▸ **GIVEN MATERIAL**
★ ★ ★ ★ ★ ★ ★

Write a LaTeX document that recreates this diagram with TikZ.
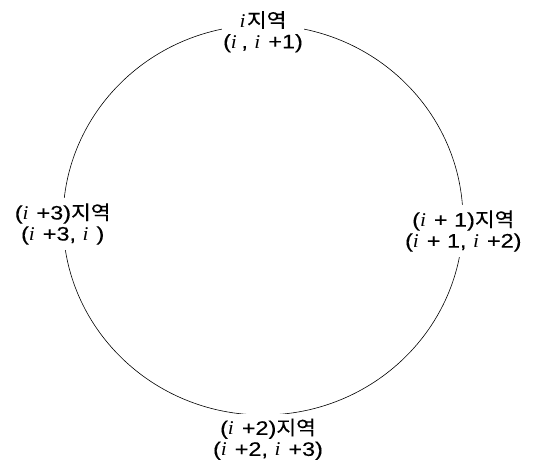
\documentclass[tikz,border=0pt]{standalone}
\usepackage{fontspec}
\setmainfont[FakeStretch=1.2,FakeBold=0.2]{Liberation Sans}
\newfontfamily\krfont[FakeStretch=1.1,FakeBold=0.2]{Noto Sans CJK KR}
\newfontfamily\ifont[FakeStretch=1.1]{Liberation Serif}
\usetikzlibrary{
  shapes.geometric,
  positioning
}
\newcommand{\ri}{{\ifont\itshape i}\kern1.5pt}
\newcommand{\jy}{{\krfont 지역}}
\tikzset{
  ring/.style={
    draw,
    ellipse,
    line width=0.6pt,
    minimum width=400pt,
    minimum height=390pt,
    inner sep=0pt
  },
  region/.style={
    fill=white,
    align=center,
    font=\fontsize{19.5}{21}\selectfont,
    inner xsep=1pt,
    inner ysep=5pt
  }
}
\begin{document}
\begin{tikzpicture}[
  x=1pt,
  y=1pt
]
  \useasboundingbox (0,0) rectangle (535,466);

  \node[ring] (ring) at (263,246) {};

  \node[region, yshift=-7pt] (region0) at (ring.north) {
    \ri\jy\\
    (\ri\kern3pt, \ri\ +1)
  };

  \node[region, yshift=-11pt] (region1) at (ring.east) {
    (\ri\ + 1)\jy\\
    (\ri\ + 1, \ri\ +2)
  };

  \node[region, xshift=5pt, yshift=-24pt] (region2) at (ring.south) {
    (\ri\ +2)\jy\\
    (\ri\ +2, \ri\ +3)
  };

  \node[region, yshift=-4pt] (region3) at (ring.west) {
    (\ri\ +3)\jy\\
    (\ri\ +3, \ri\ )
  };

\end{tikzpicture}
\end{document}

★ ★ ★ ★ ★ ★ ★

▸ **EXERCISE AIM**
Output the lines above in full and exactly as given, omitting any pictures.

▸ **RIGHT ANSWER**
Write a LaTeX document that recreates this diagram with TikZ.
\documentclass[tikz,border=0pt]{standalone}
\usepackage{fontspec}
\setmainfont[FakeStretch=1.2,FakeBold=0.2]{Liberation Sans}
\newfontfamily\krfont[FakeStretch=1.1,FakeBold=0.2]{Noto Sans CJK KR}
\newfontfamily\ifont[FakeStretch=1.1]{Liberation Serif}
\usetikzlibrary{
  shapes.geometric,
  positioning
}
\newcommand{\ri}{{\ifont\itshape i}\kern1.5pt}
\newcommand{\jy}{{\krfont 지역}}
\tikzset{
  ring/.style={
    draw,
    ellipse,
    line width=0.6pt,
    minimum width=400pt,
    minimum height=390pt,
    inner sep=0pt
  },
  region/.style={
    fill=white,
    align=center,
    font=\fontsize{19.5}{21}\selectfont,
    inner xsep=1pt,
    inner ysep=5pt
  }
}
\begin{document}
\begin{tikzpicture}[
  x=1pt,
  y=1pt
]
  \useasboundingbox (0,0) rectangle (535,466);

  \node[ring] (ring) at (263,246) {};

  \node[region, yshift=-7pt] (region0) at (ring.north) {
    \ri\jy\\
    (\ri\kern3pt, \ri\ +1)
  };

  \node[region, yshift=-11pt] (region1) at (ring.east) {
    (\ri\ + 1)\jy\\
    (\ri\ + 1, \ri\ +2)
  };

  \node[region, xshift=5pt, yshift=-24pt] (region2) at (ring.south) {
    (\ri\ +2)\jy\\
    (\ri\ +2, \ri\ +3)
  };

  \node[region, yshift=-4pt] (region3) at (ring.west) {
    (\ri\ +3)\jy\\
    (\ri\ +3, \ri\ )
  };

\end{tikzpicture}
\end{document}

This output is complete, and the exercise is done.